I’ve been seeing this come up in Google recently, but it was only on October 17 that I decided to write a letter about Starbucks’ concerns about the world’s coffee crop, which were described in the October 16 issue of the Seattle Post-Intelligencer:
There’s a global crisis of unimaginable import and the powers that be aren’t doing anything about it, despite Seattleites’ strident efforts to raise awareness.
No, it’s not “Occupy Seattle.” We’re talking about a threat to the world’s coffee supply; and Starbucks executives, not underemployed young people, are ringing the alarm.
Jim Hanna, the Seattle coffee empire’s sustainability director, told The Guardian that climate change is already spurring severe hurricanes and more resistant bugs that are reducing crop yields.
I could imagine a future without oil more easily than one without coffee. Sent October 17:
For American coffee drinkers, the news that climate change may drastically impact future crops around the world should be a sobering revelation. Of course, it isn’t just the bitter brown berry that’ll get clobbered by the consequences of a runaway greenhouse effect, but virtually every aspect of planetary agriculture.
But it is also worth noticing that Starbucks actually has a “Sustainability Director” — an official whose responsibilities presumably involve looking farther into the future than the next quarterly report.

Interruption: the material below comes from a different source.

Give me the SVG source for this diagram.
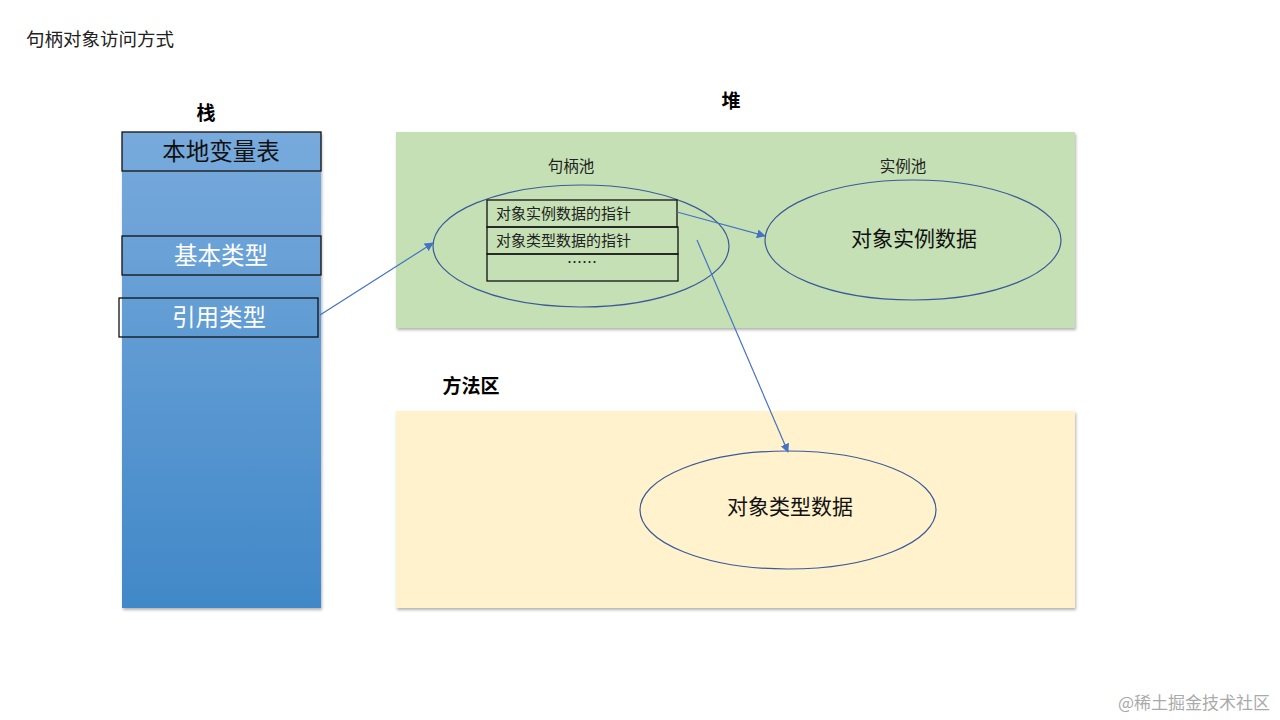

This is something which other corporations should emulate.
How different would our planetary energy economy be if the big oil companies’ priorities were built around more than short-term profitability? How different would our planetary environment be if they respected (and acted upon) climatologists’ reports instead of lavishing funding on anti-science politicians?
It’s time for the fossil fuel industries to wake up — and smell the coffee.